On Wednesday 3rd April, I attended a presentation by Mr. Jan-Willem Eggink of Shell (SA) (Upstream) at the offices of Investec Bank in Cape Town. The presentation, hosted by pro-shale gas mining Professor Brian Kantor of Investec, commenced with Shell’s views on shale gas development for South Africa. Supporting Mr. Eggink’s presentation was Mr. Rob Jeffery, MD of Econometrix, who essentially presented a synopsis of the Econometrix study commissioned by Shell and released circa March 2012, just before the passing of its principle author, Mr. Tony Twine. Also present (and this is the crux of this post) was associate Professor Tony Leiman of the Environmental Economics Policy Research Unit at UCT.

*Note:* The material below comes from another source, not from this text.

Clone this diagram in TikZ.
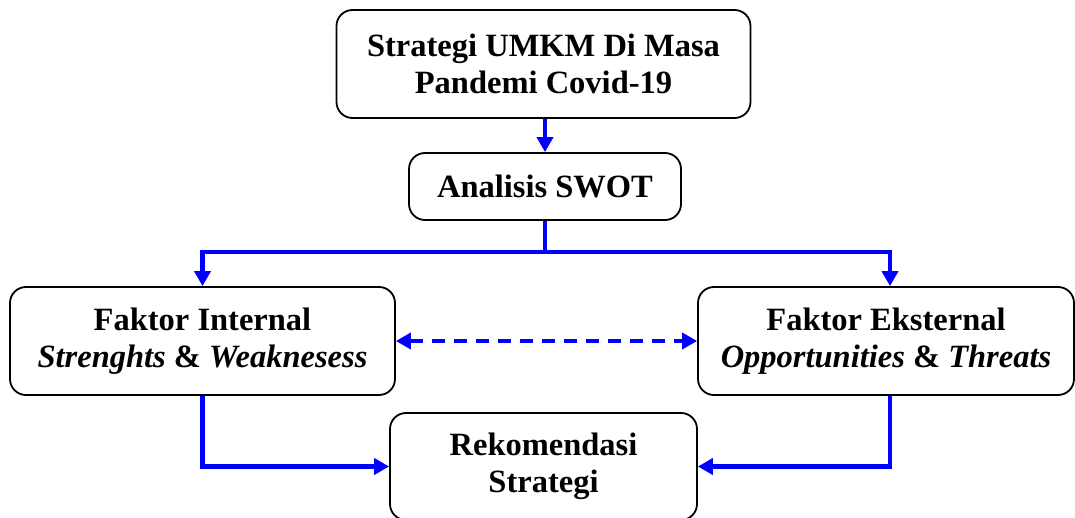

In the general question and answer session following the three presentations, Prof. Leiman, in response to his example of a town in North Dakota (Williston) which he stated had experienced a recent ‘boom’ owing to ‘fracking’ activity, was posed the following question by Jonathan Deal, representing TKAG:
“Prof. Leiman, you have cited the positive aspects of towns that experience an increased level of economic activity resulting from shale mining activity. You must be aware of the documented ‘boom to bust’ cycle that afflicts communities in the US as the towns experience a ‘boom’ and later, when the drillers leave, a ‘bust’ which leaves the town worse off than it was before the ‘boom’. What is your view on the probability of this phenomenon in the Karoo?”
Prof. Leiman responded: “There is a strong probability that certain Karoo towns may well become ‘ghost towns’ because of this cycle, but in the scheme of the benefit to SA [Prof. Leiman appeared to be pro-shale gas mining] it is possibly an acceptable outcome.”